To this solitude of my mind I retreat, closing the doors to the world behind me. I sit on a rock where the lichens have laid a carpet for me and I wonder, I wonder in my palace garden, oh how beautiful and blessed this life. A life that is loved and has nothing to lament, nothing to be fixed. It had known and have immensely received only the kindest of words, smiles and gratitude. I wonder why me? Why can't my life always be like this? I desire my lips would only speak the sweetest of words, my hands would always be stretched out in offer, my heart filled with unconditional love and my mind with the fairest of thoughts. I wonder if this is truly me or is it me when seen from the outside, through the palace window. Only in solitude that I can be true to myself, while I may be what I want others to see when in company. It is only in solitude that my masks are thrown away and I see my skin. I thanked my solitude that it kept me company this night and not made me lorn or lonely.

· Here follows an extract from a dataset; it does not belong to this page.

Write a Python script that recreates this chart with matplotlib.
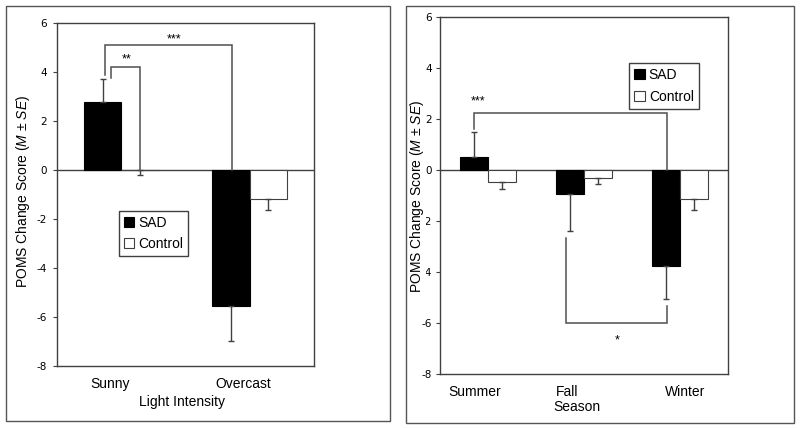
import matplotlib
matplotlib.use("Agg")
import matplotlib.pyplot as plt
import numpy as np
from matplotlib.patches import Rectangle

plt.rcParams['font.family'] = ['Liberation Sans', 'DejaVu Sans']
plt.rcParams['mathtext.fontset'] = 'custom'
plt.rcParams['mathtext.it'] = 'Liberation Sans:italic'
plt.rcParams['mathtext.rm'] = 'Liberation Sans'

# ---- data ----
light_cats = ["Sunny", "Overcast"]
light_sad = [2.78, -5.57]
light_sad_se = [0.92, 1.42]
light_ctrl = [-0.03, -1.21]
light_ctrl_se = [0.19, 0.43]

season_cats = ["Summer", "Fall", "Winter"]
season_sad = [0.51, -0.95, -3.76]
season_sad_se = [1.00, 1.43, 1.30]
season_ctrl = [-0.47, -0.29, -1.13]
season_ctrl_se = [0.28, 0.26, 0.43]

yticks = [6, 4, 2, 0, -2, -4, -6, -8]
series_names = ["SAD", "Control"]

LINE = '#404040'
W = 800 / 100
H = 428 / 100
fig = plt.figure(figsize=(W, H), dpi=100)

def px(x, y, w, h):
    return [x / 800, 1 - (y + h) / 428, w / 800, h / 428]

# panel boxes
for (x0, y0, x1, y1) in [(6, 6, 390, 421), (406, 6, 794, 423)]:
    fig.patches.append(Rectangle((x0 / 800, 1 - y1 / 428), (x1 - x0) / 800, (y1 - y0) / 428,
                                 transform=fig.transFigure, fill=False, edgecolor='#555555', lw=1.0))

def draw_panel(ax, cats, sad, sad_se, ctrl, ctrl_se, bw, label_offsets, ypad):
    x = np.arange(len(cats))
    xs = x - bw / 2
    xc = x + bw / 2
    ax.bar(xs, sad, bw, color='black', edgecolor='black', lw=0.8, zorder=2, label=series_names[0])
    ax.bar(xc, ctrl, bw, color='white', edgecolor=LINE, lw=0.8, zorder=2, label=series_names[1])
    for xi, v, e in zip(xs, sad, sad_se):
        lo, hi = (0, e) if v >= 0 else (e, 0)
        ax.errorbar(xi, v, yerr=[[lo], [hi]], fmt='none', ecolor=LINE, elinewidth=1.0, capsize=2.5, capthick=1.0, zorder=3)
    for xi, v, e in zip(xc, ctrl, ctrl_se):
        lo, hi = (0, e) if v >= 0 else (e, 0)
        ax.errorbar(xi, v, yerr=[[lo], [hi]], fmt='none', ecolor=LINE, elinewidth=1.0, capsize=2.5, capthick=1.0, zorder=3)
    ax.axhline(0, color=LINE, lw=1.0, zorder=1)
    ax.set_xlim(-0.5, len(cats) - 0.5)
    ax.set_ylim(-8, 6)
    ax.set_yticks(yticks)
    ax.set_yticklabels([str(t) for t in yticks], fontfamily='DejaVu Sans', fontsize=7.5)
    ax.tick_params(axis='y', direction='out', length=3, width=0.8, color=LINE, pad=ypad)
    ax.set_xticks(x + np.array(label_offsets))
    ax.set_xticklabels(cats, fontsize=10)
    ax.tick_params(axis='x', length=0, pad=8)
    for s in ax.spines.values():
        s.set_color(LINE)
        s.set_linewidth(1.0)
    leg = ax.legend(handlelength=0.75, handleheight=0.75, handletextpad=0.3, labelspacing=0.55,
                    borderpad=0.35, fancybox=False, framealpha=1, edgecolor=LINE, fontsize=10,
                    loc='upper left', borderaxespad=0)
    leg.get_frame().set_linewidth(1.0)
    return leg

def bracket(ax, pts):
    xs, ys = zip(*pts)
    ax.plot(xs, ys, color='#505050', lw=1.1, zorder=4, solid_joinstyle='miter')

# ---- left panel ----
ax1 = fig.add_axes(px(57, 22.7, 257, 343))
leg1 = draw_panel(ax1, light_cats, light_sad, light_sad_se, light_ctrl, light_ctrl_se, 0.29, [-0.085, -0.05], 4.5)
leg1.set_bbox_to_anchor((0.241, 0.452))
bracket(ax1, [(-0.124, 3.87), (-0.124, 5.09), (0.862, 5.09), (0.862, 0)])
bracket(ax1, [(-0.08, 3.74), (-0.08, 4.2), (0.145, 4.2), (0.145, 0)])
ax1.text(0.41, 5.3, "***", ha='center', va='center', fontsize=9)
ax1.text(0.044, 4.5, "**", ha='center', va='center', fontsize=9)
fig.text(181.7 / 800, 1 - 401.7 / 428, "Light Intensity", ha='center', va='center', fontsize=10)
fig.text(23 / 800, 1 - 191.7 / 428, r"POMS Change Score ($\mathit{M}$ ± $\mathit{SE}$)",
         ha='center', va='center', rotation=90, fontsize=10)

# ---- right panel ----
ax2 = fig.add_axes(px(440, 17.3, 287.7, 356.7))
leg2 = draw_panel(ax2, season_cats, season_sad, season_sad_se, season_ctrl, season_ctrl_se, 0.29, [-0.14, -0.17, 0.06], 3.0)
leg2.set_bbox_to_anchor((0.658, 0.871))
bracket(ax2, [(-0.15, 1.6), (-0.15, 2.25), (1.87, 2.25), (1.87, 0)])
bracket(ax2, [(0.81, -2.67), (0.81, -6.0), (1.87, -6.0), (1.87, -5.33)])
ax2.text(-0.106, 2.7, "***", ha='center', va='center', fontsize=9)
ax2.text(1.35, -6.7, "*", ha='center', va='center', fontsize=9)
fig.text(576.7 / 800, 1 - 406.7 / 428, "Season", ha='center', va='center', fontsize=10)
fig.text(416.5 / 800, 1 - 196 / 428, r"POMS Change Score ($\mathit{M}$ ± $\mathit{SE}$)",
         ha='center', va='center', rotation=90, fontsize=10,
         bbox=dict(facecolor='white', edgecolor='none', pad=0.0))

fig.savefig("out.png", dpi=100)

A thought then appeared and it appeared like a drop of rain, suddenly on a clear night sky taking one by surprise, small from afar, seemingly unthreatening, but then the sky darkens and soon follows the torrent, a monsoon deluge, like pearls, soft but strong, bursting from a velvet bag that could no longer hold any more treasures and has given away under its own weight. The river swells with tears, for the lovely night has ended, and it no longer ambles, but twists and turns, hurries away to find shelter from the blitz, her dress is limp, the jasmine lay scattered on the grass and the crickets on her anklets have fallen quiet. I wonder at this new solitude, the quiet that the torrent has brought, the calm after the storm.
A departing thunderclap echoed in the void and the soul listened and I wondered, about the boy who lay unsought, unfound, unkissed, untouched, unembraced, his mind unread, his hand unheld. Those tears unshed and the solitude of nights unshared.